住民によるインフラ管理が行われている地域では、文字通り道路の整備や水道の維持管理などを、住民が主体的に行うことのできる集落の力や知恵を有している(図表2、3)。日本の中山間地域の多くは、急峻な山間部の山腹や谷沿いにあるため、自然災害のリスクが高いが、軽度の道路破損や断水であれば、行政に頼らず住民だけで修復することが可能である。加えて、インフラが修復に時間を要するほどの被害を受けた際には、平時には役割を持たない余剰社会資本ストックが、インフラの代替機能を発揮する可能性がある。

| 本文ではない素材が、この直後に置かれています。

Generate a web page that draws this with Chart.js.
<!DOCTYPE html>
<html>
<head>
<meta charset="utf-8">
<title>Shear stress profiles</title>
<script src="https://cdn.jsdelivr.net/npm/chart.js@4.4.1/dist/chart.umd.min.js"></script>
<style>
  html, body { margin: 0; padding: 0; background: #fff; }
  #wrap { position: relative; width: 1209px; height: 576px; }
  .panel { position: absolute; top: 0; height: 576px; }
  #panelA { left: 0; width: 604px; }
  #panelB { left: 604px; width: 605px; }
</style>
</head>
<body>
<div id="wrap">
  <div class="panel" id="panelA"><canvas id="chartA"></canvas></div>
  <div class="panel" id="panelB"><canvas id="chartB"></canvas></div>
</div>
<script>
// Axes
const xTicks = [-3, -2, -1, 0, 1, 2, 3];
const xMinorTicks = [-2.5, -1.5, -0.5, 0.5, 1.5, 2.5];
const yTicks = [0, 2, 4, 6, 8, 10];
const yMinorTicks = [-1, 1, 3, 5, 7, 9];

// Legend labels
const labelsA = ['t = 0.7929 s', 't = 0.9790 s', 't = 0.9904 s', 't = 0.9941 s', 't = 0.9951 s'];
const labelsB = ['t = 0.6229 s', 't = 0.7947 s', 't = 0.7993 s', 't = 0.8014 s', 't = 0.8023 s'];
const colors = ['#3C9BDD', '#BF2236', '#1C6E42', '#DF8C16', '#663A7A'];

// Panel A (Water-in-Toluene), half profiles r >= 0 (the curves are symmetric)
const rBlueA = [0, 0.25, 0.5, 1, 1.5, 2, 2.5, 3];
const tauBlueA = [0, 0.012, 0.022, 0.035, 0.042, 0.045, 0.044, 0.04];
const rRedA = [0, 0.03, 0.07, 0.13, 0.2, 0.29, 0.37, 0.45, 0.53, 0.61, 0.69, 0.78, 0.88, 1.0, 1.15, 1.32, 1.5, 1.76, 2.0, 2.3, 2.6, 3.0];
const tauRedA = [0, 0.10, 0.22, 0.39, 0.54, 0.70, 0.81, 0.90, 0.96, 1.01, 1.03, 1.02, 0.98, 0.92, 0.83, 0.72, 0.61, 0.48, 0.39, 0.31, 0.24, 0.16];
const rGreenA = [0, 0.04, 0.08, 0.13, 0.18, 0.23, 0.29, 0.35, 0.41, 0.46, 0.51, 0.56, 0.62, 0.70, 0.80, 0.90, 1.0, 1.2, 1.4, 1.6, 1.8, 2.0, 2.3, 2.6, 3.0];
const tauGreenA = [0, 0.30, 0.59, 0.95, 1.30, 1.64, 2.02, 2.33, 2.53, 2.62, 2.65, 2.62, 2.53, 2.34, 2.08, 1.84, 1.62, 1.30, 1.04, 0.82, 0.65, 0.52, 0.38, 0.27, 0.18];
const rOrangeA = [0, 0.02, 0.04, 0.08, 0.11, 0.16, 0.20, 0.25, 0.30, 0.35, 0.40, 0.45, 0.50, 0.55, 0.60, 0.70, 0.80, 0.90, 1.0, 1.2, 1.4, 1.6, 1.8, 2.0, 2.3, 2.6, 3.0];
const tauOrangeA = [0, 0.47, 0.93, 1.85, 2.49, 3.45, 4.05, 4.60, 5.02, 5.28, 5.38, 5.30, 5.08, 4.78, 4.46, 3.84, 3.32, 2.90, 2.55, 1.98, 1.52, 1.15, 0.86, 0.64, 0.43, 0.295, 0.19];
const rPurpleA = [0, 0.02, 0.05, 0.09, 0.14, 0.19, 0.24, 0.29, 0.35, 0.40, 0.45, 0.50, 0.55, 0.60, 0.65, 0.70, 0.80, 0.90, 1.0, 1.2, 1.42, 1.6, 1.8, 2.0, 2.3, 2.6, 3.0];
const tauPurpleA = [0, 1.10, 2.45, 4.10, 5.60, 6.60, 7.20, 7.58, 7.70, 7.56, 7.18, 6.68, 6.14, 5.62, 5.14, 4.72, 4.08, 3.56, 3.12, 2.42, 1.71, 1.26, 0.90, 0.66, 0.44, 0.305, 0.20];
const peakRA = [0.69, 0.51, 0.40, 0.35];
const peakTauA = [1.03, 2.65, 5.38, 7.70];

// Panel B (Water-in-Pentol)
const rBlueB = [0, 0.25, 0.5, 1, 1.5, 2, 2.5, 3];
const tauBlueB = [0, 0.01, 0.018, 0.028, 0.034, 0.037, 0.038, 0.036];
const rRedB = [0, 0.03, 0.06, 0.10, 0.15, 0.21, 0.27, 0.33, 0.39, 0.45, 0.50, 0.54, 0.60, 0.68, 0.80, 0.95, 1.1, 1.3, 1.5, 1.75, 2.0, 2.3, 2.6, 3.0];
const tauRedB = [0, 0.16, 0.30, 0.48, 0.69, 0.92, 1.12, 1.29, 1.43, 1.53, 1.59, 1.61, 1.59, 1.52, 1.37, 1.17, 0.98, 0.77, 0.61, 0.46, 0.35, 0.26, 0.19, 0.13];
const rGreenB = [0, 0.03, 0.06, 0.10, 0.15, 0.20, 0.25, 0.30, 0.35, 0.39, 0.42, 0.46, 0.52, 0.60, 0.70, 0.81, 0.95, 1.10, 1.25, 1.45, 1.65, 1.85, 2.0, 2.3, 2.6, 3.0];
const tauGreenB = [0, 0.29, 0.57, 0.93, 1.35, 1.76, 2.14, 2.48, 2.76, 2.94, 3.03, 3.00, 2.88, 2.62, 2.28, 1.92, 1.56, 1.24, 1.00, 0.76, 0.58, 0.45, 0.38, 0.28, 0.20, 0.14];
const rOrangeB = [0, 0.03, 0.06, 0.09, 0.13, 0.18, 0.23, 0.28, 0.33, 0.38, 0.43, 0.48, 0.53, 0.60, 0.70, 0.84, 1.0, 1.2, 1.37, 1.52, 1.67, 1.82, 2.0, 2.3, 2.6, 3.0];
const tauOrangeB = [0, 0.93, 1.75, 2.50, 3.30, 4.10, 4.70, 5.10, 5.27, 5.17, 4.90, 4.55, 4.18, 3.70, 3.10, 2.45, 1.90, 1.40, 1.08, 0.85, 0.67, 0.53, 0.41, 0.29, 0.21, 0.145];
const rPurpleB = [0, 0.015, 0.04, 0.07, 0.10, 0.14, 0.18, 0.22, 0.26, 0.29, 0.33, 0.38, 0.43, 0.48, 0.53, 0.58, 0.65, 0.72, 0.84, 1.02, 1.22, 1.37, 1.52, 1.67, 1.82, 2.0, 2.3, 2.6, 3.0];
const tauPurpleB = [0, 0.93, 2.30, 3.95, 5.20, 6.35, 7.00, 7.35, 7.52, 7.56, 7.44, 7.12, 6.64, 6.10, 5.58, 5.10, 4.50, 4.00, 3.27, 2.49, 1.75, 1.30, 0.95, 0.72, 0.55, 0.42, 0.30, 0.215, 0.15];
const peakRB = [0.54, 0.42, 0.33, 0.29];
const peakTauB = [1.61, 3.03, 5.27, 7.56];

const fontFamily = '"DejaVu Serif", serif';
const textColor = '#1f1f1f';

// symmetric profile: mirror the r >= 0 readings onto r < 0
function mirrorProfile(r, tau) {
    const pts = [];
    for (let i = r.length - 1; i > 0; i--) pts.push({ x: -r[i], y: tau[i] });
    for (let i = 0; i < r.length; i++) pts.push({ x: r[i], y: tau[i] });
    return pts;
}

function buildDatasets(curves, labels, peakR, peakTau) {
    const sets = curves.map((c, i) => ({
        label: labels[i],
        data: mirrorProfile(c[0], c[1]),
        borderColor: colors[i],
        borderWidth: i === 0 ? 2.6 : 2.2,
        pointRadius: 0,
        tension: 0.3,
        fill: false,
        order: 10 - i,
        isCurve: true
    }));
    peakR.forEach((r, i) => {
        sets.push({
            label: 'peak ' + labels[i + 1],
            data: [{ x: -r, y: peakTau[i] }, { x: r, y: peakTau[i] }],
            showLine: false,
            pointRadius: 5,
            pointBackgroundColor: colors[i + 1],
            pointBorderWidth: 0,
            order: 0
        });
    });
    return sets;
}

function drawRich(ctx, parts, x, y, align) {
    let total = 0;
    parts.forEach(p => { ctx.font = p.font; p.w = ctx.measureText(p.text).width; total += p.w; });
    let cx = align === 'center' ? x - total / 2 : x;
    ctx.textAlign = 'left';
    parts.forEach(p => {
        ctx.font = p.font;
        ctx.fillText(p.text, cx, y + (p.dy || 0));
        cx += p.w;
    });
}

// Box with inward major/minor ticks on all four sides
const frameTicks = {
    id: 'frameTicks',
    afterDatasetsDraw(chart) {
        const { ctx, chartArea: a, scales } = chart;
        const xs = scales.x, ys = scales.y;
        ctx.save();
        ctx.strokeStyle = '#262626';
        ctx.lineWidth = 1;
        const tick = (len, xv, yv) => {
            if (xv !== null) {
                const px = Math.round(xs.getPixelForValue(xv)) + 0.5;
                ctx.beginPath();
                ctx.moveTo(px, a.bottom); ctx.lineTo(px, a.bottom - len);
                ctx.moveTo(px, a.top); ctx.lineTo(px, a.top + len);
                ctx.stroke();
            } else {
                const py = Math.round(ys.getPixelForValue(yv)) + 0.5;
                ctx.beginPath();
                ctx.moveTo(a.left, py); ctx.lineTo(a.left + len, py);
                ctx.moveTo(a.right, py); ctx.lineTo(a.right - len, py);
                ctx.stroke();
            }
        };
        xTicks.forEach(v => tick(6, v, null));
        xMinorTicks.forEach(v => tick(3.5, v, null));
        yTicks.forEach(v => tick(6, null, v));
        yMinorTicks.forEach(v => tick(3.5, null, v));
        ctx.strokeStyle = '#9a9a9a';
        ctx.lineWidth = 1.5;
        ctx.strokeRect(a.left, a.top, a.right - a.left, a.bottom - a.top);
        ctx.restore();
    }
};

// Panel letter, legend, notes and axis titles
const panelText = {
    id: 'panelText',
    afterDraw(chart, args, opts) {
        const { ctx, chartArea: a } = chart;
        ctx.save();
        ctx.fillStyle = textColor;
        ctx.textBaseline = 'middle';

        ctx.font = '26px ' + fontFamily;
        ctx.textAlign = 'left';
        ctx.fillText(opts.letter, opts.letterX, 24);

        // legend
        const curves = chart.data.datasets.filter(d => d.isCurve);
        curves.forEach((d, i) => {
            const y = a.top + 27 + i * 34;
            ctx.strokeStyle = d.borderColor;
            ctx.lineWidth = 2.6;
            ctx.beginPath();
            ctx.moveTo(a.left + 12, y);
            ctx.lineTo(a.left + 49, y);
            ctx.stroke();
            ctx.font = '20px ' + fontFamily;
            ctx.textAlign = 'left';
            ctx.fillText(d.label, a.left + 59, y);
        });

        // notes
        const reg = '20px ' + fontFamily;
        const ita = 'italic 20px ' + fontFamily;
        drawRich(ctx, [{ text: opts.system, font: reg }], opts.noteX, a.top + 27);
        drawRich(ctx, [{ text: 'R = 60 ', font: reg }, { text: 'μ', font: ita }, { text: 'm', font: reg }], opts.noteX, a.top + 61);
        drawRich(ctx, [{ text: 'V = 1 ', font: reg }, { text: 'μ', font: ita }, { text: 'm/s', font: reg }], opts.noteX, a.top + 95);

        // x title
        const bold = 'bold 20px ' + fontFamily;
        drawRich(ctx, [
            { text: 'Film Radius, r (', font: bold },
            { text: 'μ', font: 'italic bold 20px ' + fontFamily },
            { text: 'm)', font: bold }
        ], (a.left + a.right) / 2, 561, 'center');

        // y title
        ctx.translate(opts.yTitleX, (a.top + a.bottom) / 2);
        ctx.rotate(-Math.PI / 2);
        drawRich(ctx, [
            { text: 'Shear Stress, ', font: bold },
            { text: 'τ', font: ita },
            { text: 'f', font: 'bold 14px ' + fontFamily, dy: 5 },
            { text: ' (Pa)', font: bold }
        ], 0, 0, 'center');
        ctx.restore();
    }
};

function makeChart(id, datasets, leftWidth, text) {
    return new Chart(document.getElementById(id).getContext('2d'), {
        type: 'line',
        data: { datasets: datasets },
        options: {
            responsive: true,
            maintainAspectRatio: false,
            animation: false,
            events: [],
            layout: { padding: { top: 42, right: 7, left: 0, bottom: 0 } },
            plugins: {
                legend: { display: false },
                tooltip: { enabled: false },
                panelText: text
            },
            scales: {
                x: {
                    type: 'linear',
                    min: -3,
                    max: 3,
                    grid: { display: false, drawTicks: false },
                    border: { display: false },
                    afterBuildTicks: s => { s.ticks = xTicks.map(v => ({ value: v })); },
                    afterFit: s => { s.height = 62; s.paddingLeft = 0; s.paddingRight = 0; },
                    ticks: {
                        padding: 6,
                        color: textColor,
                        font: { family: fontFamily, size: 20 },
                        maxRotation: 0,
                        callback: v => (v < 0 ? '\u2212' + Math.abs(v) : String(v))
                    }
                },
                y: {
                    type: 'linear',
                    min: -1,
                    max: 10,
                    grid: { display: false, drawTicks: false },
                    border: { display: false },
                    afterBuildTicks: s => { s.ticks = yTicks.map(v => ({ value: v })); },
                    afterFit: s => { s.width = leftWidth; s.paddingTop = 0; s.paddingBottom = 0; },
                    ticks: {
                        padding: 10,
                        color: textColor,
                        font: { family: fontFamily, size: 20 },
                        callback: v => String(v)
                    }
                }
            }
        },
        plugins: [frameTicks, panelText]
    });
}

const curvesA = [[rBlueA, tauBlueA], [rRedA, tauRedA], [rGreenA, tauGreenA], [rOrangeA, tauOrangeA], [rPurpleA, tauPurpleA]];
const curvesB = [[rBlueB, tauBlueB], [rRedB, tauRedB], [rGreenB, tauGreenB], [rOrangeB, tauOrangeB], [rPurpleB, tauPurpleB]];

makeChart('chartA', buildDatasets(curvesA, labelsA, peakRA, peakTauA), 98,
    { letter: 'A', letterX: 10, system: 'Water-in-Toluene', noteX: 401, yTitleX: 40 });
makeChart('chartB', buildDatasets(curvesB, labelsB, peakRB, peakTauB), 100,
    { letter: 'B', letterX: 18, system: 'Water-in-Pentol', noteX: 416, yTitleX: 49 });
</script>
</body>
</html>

以上の中山間集落型のレジリエンスが発揮されるためには、行政によるマネジメントや支援の在り方がカギとなる。地域によるインフラ管理や余剰社会資本ストックの情報・知見は、これまで集落内で完結していた。しかし、より一層深刻化する高齢化・人口減少によって担い手不足が深刻になる中では、行政による適切なサポートが必要となる。

図表2 住民による水道の維持管理の様子
写真 住民による水道の維持管理の様子
資料)筆者撮影(熊本県)
図表3 住民によって整備された竹のガードレール
写真 住民によって整備された竹のガードレール
資料)筆者撮影(熊本県)

例えば、農業インフラの維持に関しては、農林水産省の開催する検討会がとりまとめた「地方への人の流れを加速化させ持続的低密度社会を実現するための新しい農村政策の構築」6において、人口減少社会における長期的な土地利用の在り方として、農地の粗放的利用や農業生産の再開が容易な土地としての利用等にかかる仕組みの構築の施策が示されている。また、その具体的な支援策として、農山漁村振興交付金における最適土地利用対策が制定されている。これらの施策や支援策における「持続可能な土地利用の推進」を、農地だけでなく集落全体の土地利用にスポットを当て、農業生産の目的のみならず、中山間集落のレジリエンス向上を目的とした方向にも拡張することで、集落としての持続可能性に寄与できるのではないか。

また、各自治体において、中山間地域における集落単位でのインフラの情報を収集、整理し、蓄積することも重要である。暗黙知とされていた中山間集落型のレジリエンスの機能を顕在化させることで、適切な施策、支援策の検討体制を構築することが望まれる。


  1. 国土交通省「国土交通白書2014」
  2. 道路の清掃や保全、修繕等に際して、地域の住民が定期的または不定期で行う共同作業。
  3. 主に田植えを行う前の時期に行われる、農業用水路やその周辺を清掃し、水田に通水するための共同作業。
  4. 水道法上の水道にあたらない生活用水供給システムで、一般的に給水人口が100人以下の水道を指す。
  5. 社会資本ストックは、一般的に公共投資によって形成されてきた社会資本の蓄積を指すが、本稿では、中山間地域において営まれてきた人々の生活の上で、生活の基盤として利用・活用がされてきた自然資源、人口構造物等も含めて社会資本ストックとして扱う。
  6. 農林水産省の開催する「新しい農村政策の在り方に関する検討会」および「長期的な土地利用の在り方に関する検討会」の議論のとりまとめとして、令和4年4月に発表された。